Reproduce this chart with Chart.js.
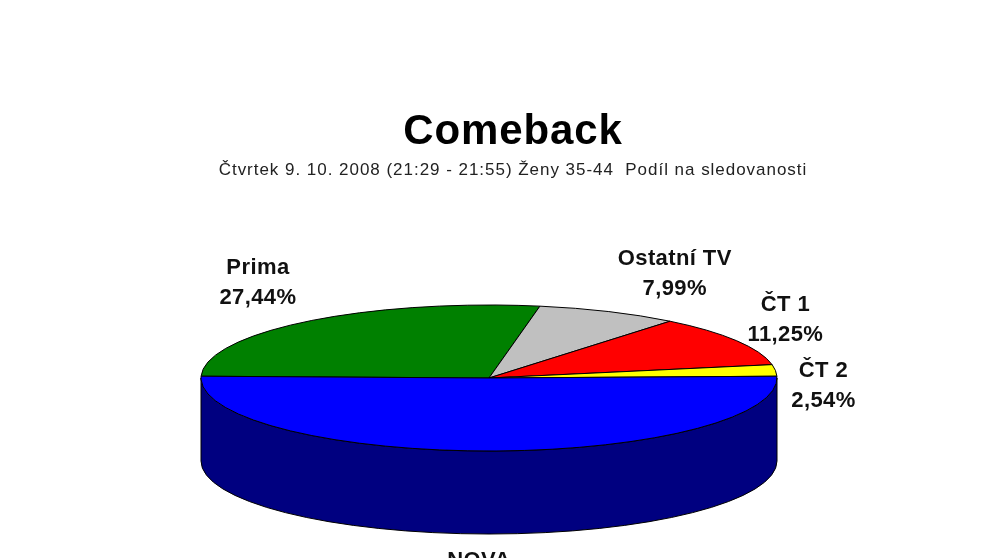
<!DOCTYPE html>
<html>
<head>
<meta charset="utf-8">
<title>Comeback</title>
<script src="https://cdn.jsdelivr.net/npm/chart.js@4"></script>
<style>
  html, body { margin: 0; background: #fff; overflow: hidden; }
  #wrap { position: relative; width: 991px; height: 558px; }
  #heading, #sub { position: absolute; left: 0; width: 1026px; text-align: center; color: #000; font-family: "Liberation Sans", sans-serif; white-space: pre; }
  #heading { top: 104px; font-size: 42px; font-weight: bold; letter-spacing: 0.9px; line-height: 52px; }
  #sub { top: 160px; font-size: 17px; letter-spacing: 0.97px; line-height: 20px; color: #222; }
</style>
</head>
<body>
<div id="wrap">
  <canvas id="pie" width="991" height="558"></canvas>
  <div id="heading">Comeback</div>
  <div id="sub">Čtvrtek 9. 10. 2008 (21:29 - 21:55) Ženy 35-44  Podíl na sledovanosti</div>
</div>
<script>
const labels = ['Prima', 'Ostatní TV', 'ČT 1', 'ČT 2', 'NOVA'];
const values = [27.44, 7.99, 11.25, 2.54, 50.78];
const topColors = ['#008000', '#c0c0c0', '#ff0000', '#ffff00', '#0000ff'];
const sideColors = ['#004000', '#606060', '#800000', '#808000', '#000080'];
// label position relative to the rim point of its slice
const labelOffsets = [[-49, -38], [66, -38], [49, -21], [48, 16], [-10, 125]];

const squash = 0.2535; // flattening of the pie
const depth = 83;      // height of the side wall

function slicePath(ctx, a) {
  ctx.beginPath();
  ctx.moveTo(a.x, a.y);
  ctx.arc(a.x, a.y, a.outerRadius, a.startAngle, a.endAngle);
  ctx.closePath();
}

const pie3d = {
  id: 'pie3d',
  beforeDatasetDraw() { return false; },
  afterDatasetsDraw(chart) {
    const ctx = chart.ctx;
    const arcs = chart.getDatasetMeta(0).data;
    const cx = arcs[0].x, cy = arcs[0].y;

    // side wall, only the front half can be seen
    arcs.forEach((a, i) => {
      const from = Math.max(a.startAngle, 0), to = Math.min(a.endAngle, Math.PI);
      if (to <= from) return;
      const r = a.outerRadius, ry = r * squash;
      ctx.beginPath();
      ctx.ellipse(cx, cy, r, ry, 0, from, to);
      ctx.ellipse(cx, cy + depth, r, ry, 0, to, from, true);
      ctx.closePath();
      ctx.fillStyle = sideColors[i];
      ctx.fill();
      ctx.strokeStyle = '#000';
      ctx.lineWidth = 1;
      ctx.stroke();
    });

    // top face, the arcs themselves under a flattened transform
    arcs.forEach((a) => {
      ctx.save();
      ctx.translate(cx, cy);
      ctx.scale(1, squash);
      ctx.translate(-cx, -cy);
      a.draw(ctx);
      slicePath(ctx, a);
      ctx.restore();
      ctx.strokeStyle = '#000';
      ctx.lineWidth = 1;
      ctx.stroke();
    });

    // labels
    ctx.save();
    ctx.fillStyle = '#111';
    ctx.font = 'bold 22px "Liberation Sans", sans-serif';
    ctx.letterSpacing = '0.4px';
    ctx.textAlign = 'center';
    ctx.textBaseline = 'middle';
    arcs.forEach((a, i) => {
      const mid = (a.startAngle + a.endAngle) / 2;
      const x = cx + a.outerRadius * Math.cos(mid) + labelOffsets[i][0];
      const y = cy + a.outerRadius * squash * Math.sin(mid) + labelOffsets[i][1];
      ctx.fillText(labels[i], x, y - 15);
      ctx.fillText(values[i].toFixed(2).replace('.', ',') + '%', x, y + 15);
    });
    ctx.restore();
  }
};

new Chart(document.getElementById('pie'), {
  type: 'pie',
  data: {
    labels: labels,
    datasets: [{ data: values, backgroundColor: topColors, borderWidth: 0, radius: 288 }]
  },
  options: {
    responsive: false,
    animation: false,
    rotation: -88.6,
    layout: { padding: { left: 0, right: 13, top: 198, bottom: 0 } },
    plugins: { legend: { display: false }, tooltip: { enabled: false } }
  },
  plugins: [pie3d]
});
</script>
</body>
</html>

* * * * * * *

## [Aim]
Write the listing out a second time exactly, dropping all images.

## [Answer to this problem]
Reproduce this chart with Chart.js.
<!DOCTYPE html>
<html>
<head>
<meta charset="utf-8">
<title>Comeback</title>
<script src="https://cdn.jsdelivr.net/npm/chart.js@4"></script>
<style>
  html, body { margin: 0; background: #fff; overflow: hidden; }
  #wrap { position: relative; width: 991px; height: 558px; }
  #heading, #sub { position: absolute; left: 0; width: 1026px; text-align: center; color: #000; font-family: "Liberation Sans", sans-serif; white-space: pre; }
  #heading { top: 104px; font-size: 42px; font-weight: bold; letter-spacing: 0.9px; line-height: 52px; }
  #sub { top: 160px; font-size: 17px; letter-spacing: 0.97px; line-height: 20px; color: #222; }
</style>
</head>
<body>
<div id="wrap">
  <canvas id="pie" width="991" height="558"></canvas>
  <div id="heading">Comeback</div>
  <div id="sub">Čtvrtek 9. 10. 2008 (21:29 - 21:55) Ženy 35-44  Podíl na sledovanosti</div>
</div>
<script>
const labels = ['Prima', 'Ostatní TV', 'ČT 1', 'ČT 2', 'NOVA'];
const values = [27.44, 7.99, 11.25, 2.54, 50.78];
const topColors = ['#008000', '#c0c0c0', '#ff0000', '#ffff00', '#0000ff'];
const sideColors = ['#004000', '#606060', '#800000', '#808000', '#000080'];
// label position relative to the rim point of its slice
const labelOffsets = [[-49, -38], [66, -38], [49, -21], [48, 16], [-10, 125]];

const squash = 0.2535; // flattening of the pie
const depth = 83;      // height of the side wall

function slicePath(ctx, a) {
  ctx.beginPath();
  ctx.moveTo(a.x, a.y);
  ctx.arc(a.x, a.y, a.outerRadius, a.startAngle, a.endAngle);
  ctx.closePath();
}

const pie3d = {
  id: 'pie3d',
  beforeDatasetDraw() { return false; },
  afterDatasetsDraw(chart) {
    const ctx = chart.ctx;
    const arcs = chart.getDatasetMeta(0).data;
    const cx = arcs[0].x, cy = arcs[0].y;

    // side wall, only the front half can be seen
    arcs.forEach((a, i) => {
      const from = Math.max(a.startAngle, 0), to = Math.min(a.endAngle, Math.PI);
      if (to <= from) return;
      const r = a.outerRadius, ry = r * squash;
      ctx.beginPath();
      ctx.ellipse(cx, cy, r, ry, 0, from, to);
      ctx.ellipse(cx, cy + depth, r, ry, 0, to, from, true);
      ctx.closePath();
      ctx.fillStyle = sideColors[i];
      ctx.fill();
      ctx.strokeStyle = '#000';
      ctx.lineWidth = 1;
      ctx.stroke();
    });

    // top face, the arcs themselves under a flattened transform
    arcs.forEach((a) => {
      ctx.save();
      ctx.translate(cx, cy);
      ctx.scale(1, squash);
      ctx.translate(-cx, -cy);
      a.draw(ctx);
      slicePath(ctx, a);
      ctx.restore();
      ctx.strokeStyle = '#000';
      ctx.lineWidth = 1;
      ctx.stroke();
    });

    // labels
    ctx.save();
    ctx.fillStyle = '#111';
    ctx.font = 'bold 22px "Liberation Sans", sans-serif';
    ctx.letterSpacing = '0.4px';
    ctx.textAlign = 'center';
    ctx.textBaseline = 'middle';
    arcs.forEach((a, i) => {
      const mid = (a.startAngle + a.endAngle) / 2;
      const x = cx + a.outerRadius * Math.cos(mid) + labelOffsets[i][0];
      const y = cy + a.outerRadius * squash * Math.sin(mid) + labelOffsets[i][1];
      ctx.fillText(labels[i], x, y - 15);
      ctx.fillText(values[i].toFixed(2).replace('.', ',') + '%', x, y + 15);
    });
    ctx.restore();
  }
};

new Chart(document.getElementById('pie'), {
  type: 'pie',
  data: {
    labels: labels,
    datasets: [{ data: values, backgroundColor: topColors, borderWidth: 0, radius: 288 }]
  },
  options: {
    responsive: false,
    animation: false,
    rotation: -88.6,
    layout: { padding: { left: 0, right: 13, top: 198, bottom: 0 } },
    plugins: { legend: { display: false }, tooltip: { enabled: false } }
  },
  plugins: [pie3d]
});
</script>
</body>
</html>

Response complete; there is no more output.